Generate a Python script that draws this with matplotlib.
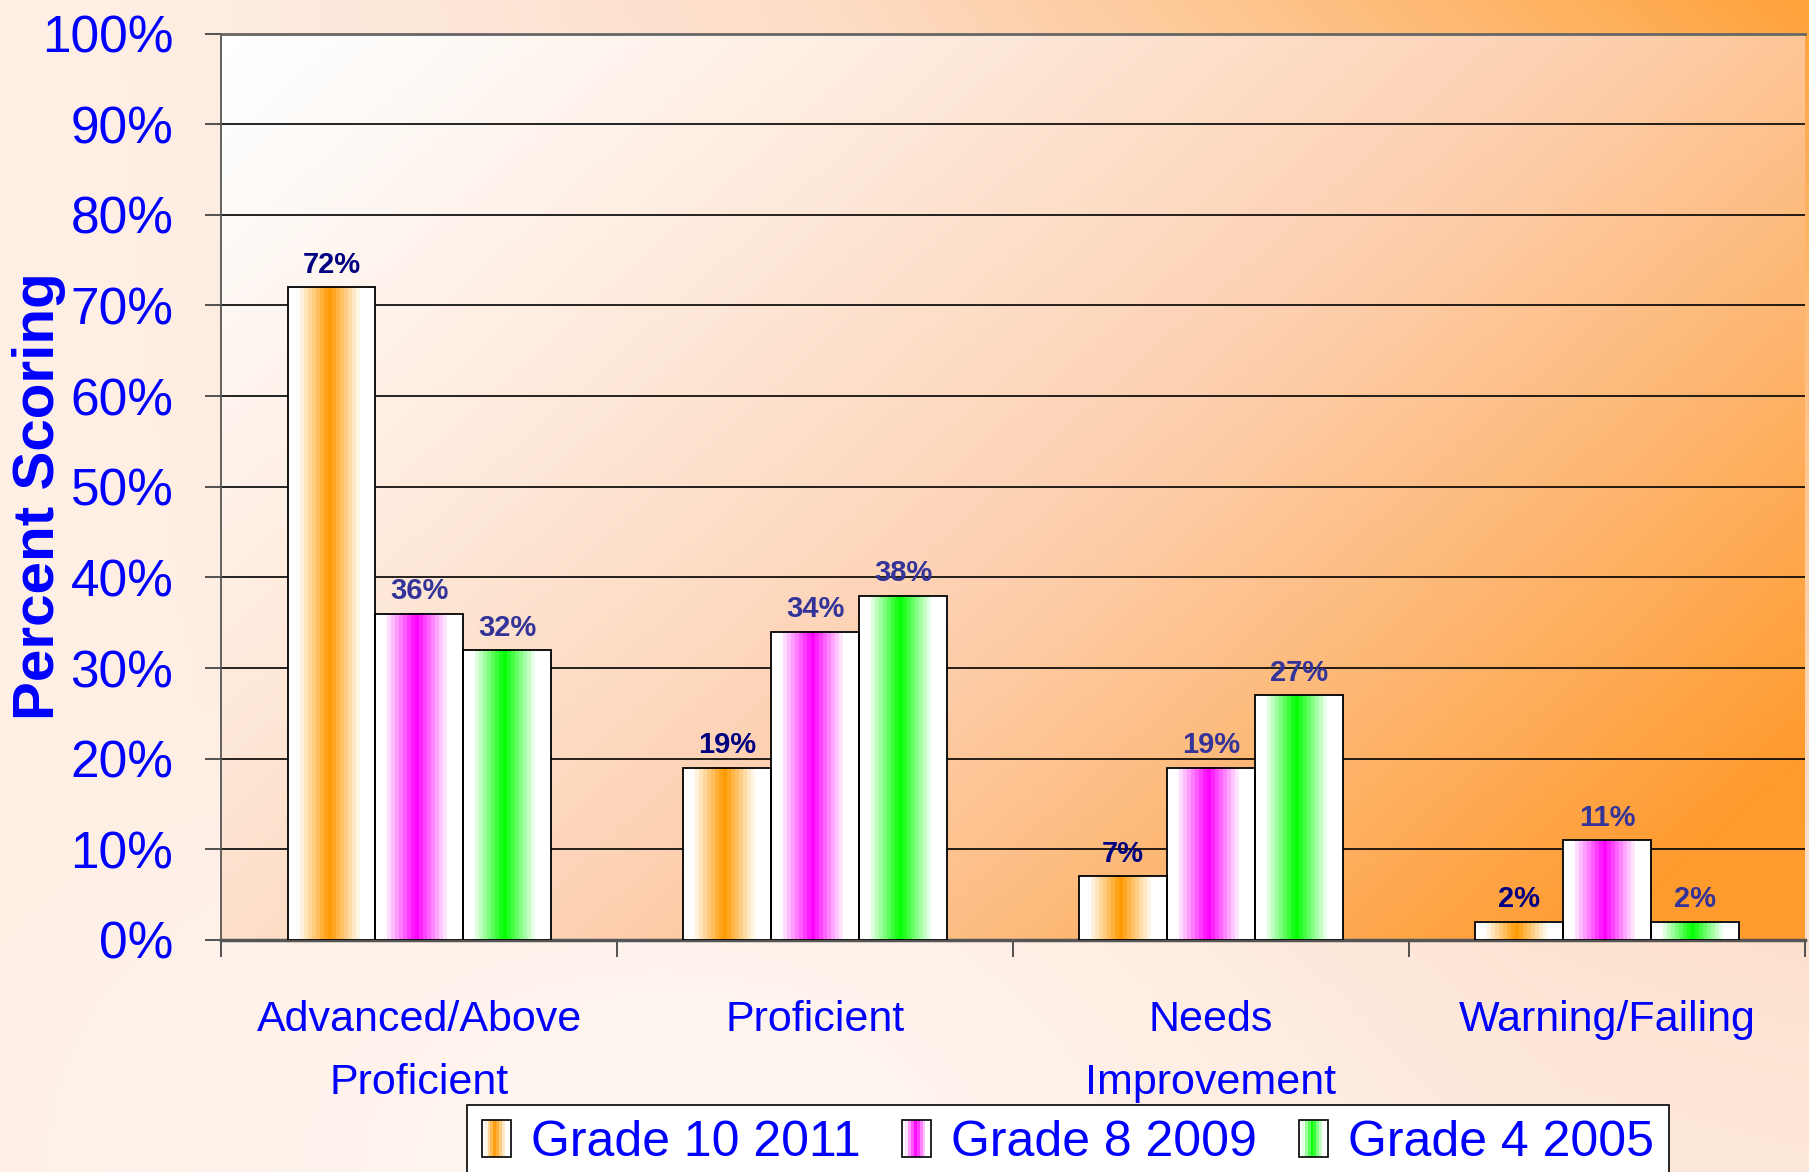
import numpy as np
import matplotlib
matplotlib.use("Agg")
import matplotlib.pyplot as plt
from matplotlib.colors import LinearSegmentedColormap, to_rgb
from matplotlib.legend_handler import HandlerBase
from matplotlib.patches import Rectangle

# data
categories = ["Advanced/Above\nProficient", "Proficient", "Needs\nImprovement", "Warning/Failing"]
series_names = ["Grade 10 2011", "Grade 8 2009", "Grade 4 2005"]
grade10 = [72, 19, 7, 2]
grade8 = [36, 34, 19, 11]
grade4 = [32, 38, 27, 2]
ytick_vals = [0, 10, 20, 30, 40, 50, 60, 70, 80, 90, 100]
ytick_labels = [f"{v}%" for v in ytick_vals]

series = [grade10, grade8, grade4]
series_colors = ["#FF9900", "#FF00FF", "#00FF00"]
label_colors = ["#000080", "#333399", "#333399"]
BLUE = "#0000FF"
FONT = ["Liberation Sans", "DejaVu Sans"]


def stripe(color, n=22):
    """white -> colour -> white band across a bar, stepped like the original"""
    u = (np.arange(n) + 0.5) / n
    k = np.clip(1 - np.abs(u - 0.47) / 0.36, 0, 1)
    c = np.array(to_rgb(color))
    return 1 - k[:, None] * (1 - c)


class GradientHandler(HandlerBase):
    def __init__(self, color):
        super().__init__()
        self.color = color

    def create_artists(self, legend, orig_handle, xdescent, ydescent,
                       width, height, fontsize, trans):
        cols = stripe(self.color, 10)
        n = len(cols)
        arts = []
        for i, c in enumerate(cols):
            arts.append(Rectangle((-xdescent + i * width / n, -ydescent), width / n, height,
                                  facecolor=c, edgecolor="none", transform=trans))
        arts.append(Rectangle((-xdescent, -ydescent), width, height, facecolor="none",
                              edgecolor="black", lw=1.2, transform=trans))
        return arts


fig = plt.figure(figsize=(18.09, 11.72), dpi=100)

# figure background
bg = fig.add_axes([0, 0, 1, 1], zorder=-10)
gx, gy = np.meshgrid(np.linspace(0, 1, 400), np.linspace(0, 1, 300))  # gy: 0 = top
t_fig = 0.22 + 0.78 * (gx ** 1.3) * ((1 - gy) ** 1.2)
spot = np.clip(np.hypot((gx - 0.42) / 0.45, (gy - 1.0) / 0.55), 0, 1)
t_fig = t_fig * (0.25 + 0.75 * spot) + 0.12 * gx * gy
fig_cmap = LinearSegmentedColormap.from_list("figbg", ["#FFFFFF", "#FDDCC6", "#FFA23A"])
bg.imshow(t_fig, cmap=fig_cmap, vmin=0, vmax=1, aspect="auto", extent=(0, 1, 0, 1), origin="upper")
bg.axis("off")

pos = [0.1224, 0.198, 0.8753, 0.7734]

# plot area background
pa = fig.add_axes(pos, zorder=-5)
px, py = np.meshgrid(np.linspace(0, 1, 400), np.linspace(0, 1, 300))
t_pa = np.clip(0.66 * px + 0.42 * py, 0, 1) ** 1.25
pa_cmap = LinearSegmentedColormap.from_list("pabg", ["#FFFFFF", "#FDD0B0", "#FF9A2C"])
pa.imshow(t_pa, cmap=pa_cmap, vmin=0, vmax=1, aspect="auto", extent=(0, 1, 0, 1), origin="upper")
pa.axis("off")

ax = fig.add_axes(pos)
ax.patch.set_visible(False)

x = np.arange(len(categories))
w = 0.222
for s, vals in enumerate(series):
    bars = ax.bar(x + (s - 1) * w, vals, w, facecolor="none", edgecolor="black",
                  lw=1.3, zorder=4)
    grad = stripe(series_colors[s])[None, :, :]
    for b in bars:
        x0, wd, h = b.get_x(), b.get_width(), b.get_height()
        ax.imshow(grad, extent=(x0, x0 + wd, 0, h), aspect="auto",
                  interpolation="nearest", zorder=3)
    ax.bar_label(bars, labels=[f"{v}%" for v in vals], padding=6, fontsize=21,
                 fontweight="bold", color=label_colors[s], family=FONT, zorder=5)

ax.set_xlim(-0.5, len(categories) - 0.5)
ax.set_ylim(0, 100)

ax.set_yticks(ytick_vals)
ax.set_yticklabels(ytick_labels, fontsize=37, color=BLUE, family=FONT)
ax.yaxis.grid(True, color="black", lw=1.2)
ax.set_axisbelow(True)
ax.tick_params(axis="y", direction="out", length=16 * 0.72, width=1.3, color="#444444", pad=23)

ax.set_xticks(x)
ax.set_xticklabels(categories, fontsize=31, color=BLUE, family=FONT, linespacing=1.75)
ax.set_xticks(np.arange(len(categories) + 1) - 0.5, minor=True)
ax.tick_params(axis="x", which="major", length=0, pad=43)
ax.tick_params(axis="x", which="minor", direction="out", length=12, width=1.3, color="#444444")

ax.set_ylabel("Percent Scoring", fontsize=42, fontweight="bold", color=BLUE, family=FONT)
ax.yaxis.set_label_coords(-0.098, 0.49)

ax.spines["right"].set_visible(False)
ax.spines["top"].set_color("#666666")
ax.spines["top"].set_linewidth(2)
ax.spines["left"].set_color("#555555")
ax.spines["left"].set_linewidth(1.3)
ax.spines["bottom"].set_color("#555555")
ax.spines["bottom"].set_linewidth(2.5)

proxies = [Rectangle((0, 0), 1, 1) for _ in series_names]
leg = fig.legend(proxies, series_names,
                 handler_map={p: GradientHandler(c) for p, c in zip(proxies, series_colors)},
                 loc="upper left", bbox_to_anchor=(0.258, 0.0, 0.6646, 0.0572), mode="expand",
                 ncol=3, prop={"family": FONT, "size": 36},
                 handlelength=0.58, handleheight=0.74, handletextpad=0.4, columnspacing=0.8,
                 borderpad=0.3, borderaxespad=0, fancybox=False, framealpha=1, edgecolor="black")
for txt in leg.get_texts():
    txt.set_color(BLUE)
leg.get_frame().set_linewidth(1.2)

fig.savefig("out.png", dpi=100)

** TASK DETAILS **
Make an exact reproduction of the listing above, without any pictures.

** WRITTEN RESPONSE **
Generate a Python script that draws this with matplotlib.
import numpy as np
import matplotlib
matplotlib.use("Agg")
import matplotlib.pyplot as plt
from matplotlib.colors import LinearSegmentedColormap, to_rgb
from matplotlib.legend_handler import HandlerBase
from matplotlib.patches import Rectangle

# data
categories = ["Advanced/Above\nProficient", "Proficient", "Needs\nImprovement", "Warning/Failing"]
series_names = ["Grade 10 2011", "Grade 8 2009", "Grade 4 2005"]
grade10 = [72, 19, 7, 2]
grade8 = [36, 34, 19, 11]
grade4 = [32, 38, 27, 2]
ytick_vals = [0, 10, 20, 30, 40, 50, 60, 70, 80, 90, 100]
ytick_labels = [f"{v}%" for v in ytick_vals]

series = [grade10, grade8, grade4]
series_colors = ["#FF9900", "#FF00FF", "#00FF00"]
label_colors = ["#000080", "#333399", "#333399"]
BLUE = "#0000FF"
FONT = ["Liberation Sans", "DejaVu Sans"]


def stripe(color, n=22):
    """white -> colour -> white band across a bar, stepped like the original"""
    u = (np.arange(n) + 0.5) / n
    k = np.clip(1 - np.abs(u - 0.47) / 0.36, 0, 1)
    c = np.array(to_rgb(color))
    return 1 - k[:, None] * (1 - c)


class GradientHandler(HandlerBase):
    def __init__(self, color):
        super().__init__()
        self.color = color

    def create_artists(self, legend, orig_handle, xdescent, ydescent,
                       width, height, fontsize, trans):
        cols = stripe(self.color, 10)
        n = len(cols)
        arts = []
        for i, c in enumerate(cols):
            arts.append(Rectangle((-xdescent + i * width / n, -ydescent), width / n, height,
                                  facecolor=c, edgecolor="none", transform=trans))
        arts.append(Rectangle((-xdescent, -ydescent), width, height, facecolor="none",
                              edgecolor="black", lw=1.2, transform=trans))
        return arts


fig = plt.figure(figsize=(18.09, 11.72), dpi=100)

# figure background
bg = fig.add_axes([0, 0, 1, 1], zorder=-10)
gx, gy = np.meshgrid(np.linspace(0, 1, 400), np.linspace(0, 1, 300))  # gy: 0 = top
t_fig = 0.22 + 0.78 * (gx ** 1.3) * ((1 - gy) ** 1.2)
spot = np.clip(np.hypot((gx - 0.42) / 0.45, (gy - 1.0) / 0.55), 0, 1)
t_fig = t_fig * (0.25 + 0.75 * spot) + 0.12 * gx * gy
fig_cmap = LinearSegmentedColormap.from_list("figbg", ["#FFFFFF", "#FDDCC6", "#FFA23A"])
bg.imshow(t_fig, cmap=fig_cmap, vmin=0, vmax=1, aspect="auto", extent=(0, 1, 0, 1), origin="upper")
bg.axis("off")

pos = [0.1224, 0.198, 0.8753, 0.7734]

# plot area background
pa = fig.add_axes(pos, zorder=-5)
px, py = np.meshgrid(np.linspace(0, 1, 400), np.linspace(0, 1, 300))
t_pa = np.clip(0.66 * px + 0.42 * py, 0, 1) ** 1.25
pa_cmap = LinearSegmentedColormap.from_list("pabg", ["#FFFFFF", "#FDD0B0", "#FF9A2C"])
pa.imshow(t_pa, cmap=pa_cmap, vmin=0, vmax=1, aspect="auto", extent=(0, 1, 0, 1), origin="upper")
pa.axis("off")

ax = fig.add_axes(pos)
ax.patch.set_visible(False)

x = np.arange(len(categories))
w = 0.222
for s, vals in enumerate(series):
    bars = ax.bar(x + (s - 1) * w, vals, w, facecolor="none", edgecolor="black",
                  lw=1.3, zorder=4)
    grad = stripe(series_colors[s])[None, :, :]
    for b in bars:
        x0, wd, h = b.get_x(), b.get_width(), b.get_height()
        ax.imshow(grad, extent=(x0, x0 + wd, 0, h), aspect="auto",
                  interpolation="nearest", zorder=3)
    ax.bar_label(bars, labels=[f"{v}%" for v in vals], padding=6, fontsize=21,
                 fontweight="bold", color=label_colors[s], family=FONT, zorder=5)

ax.set_xlim(-0.5, len(categories) - 0.5)
ax.set_ylim(0, 100)

ax.set_yticks(ytick_vals)
ax.set_yticklabels(ytick_labels, fontsize=37, color=BLUE, family=FONT)
ax.yaxis.grid(True, color="black", lw=1.2)
ax.set_axisbelow(True)
ax.tick_params(axis="y", direction="out", length=16 * 0.72, width=1.3, color="#444444", pad=23)

ax.set_xticks(x)
ax.set_xticklabels(categories, fontsize=31, color=BLUE, family=FONT, linespacing=1.75)
ax.set_xticks(np.arange(len(categories) + 1) - 0.5, minor=True)
ax.tick_params(axis="x", which="major", length=0, pad=43)
ax.tick_params(axis="x", which="minor", direction="out", length=12, width=1.3, color="#444444")

ax.set_ylabel("Percent Scoring", fontsize=42, fontweight="bold", color=BLUE, family=FONT)
ax.yaxis.set_label_coords(-0.098, 0.49)

ax.spines["right"].set_visible(False)
ax.spines["top"].set_color("#666666")
ax.spines["top"].set_linewidth(2)
ax.spines["left"].set_color("#555555")
ax.spines["left"].set_linewidth(1.3)
ax.spines["bottom"].set_color("#555555")
ax.spines["bottom"].set_linewidth(2.5)

proxies = [Rectangle((0, 0), 1, 1) for _ in series_names]
leg = fig.legend(proxies, series_names,
                 handler_map={p: GradientHandler(c) for p, c in zip(proxies, series_colors)},
                 loc="upper left", bbox_to_anchor=(0.258, 0.0, 0.6646, 0.0572), mode="expand",
                 ncol=3, prop={"family": FONT, "size": 36},
                 handlelength=0.58, handleheight=0.74, handletextpad=0.4, columnspacing=0.8,
                 borderpad=0.3, borderaxespad=0, fancybox=False, framealpha=1, edgecolor="black")
for txt in leg.get_texts():
    txt.set_color(BLUE)
leg.get_frame().set_linewidth(1.2)

fig.savefig("out.png", dpi=100)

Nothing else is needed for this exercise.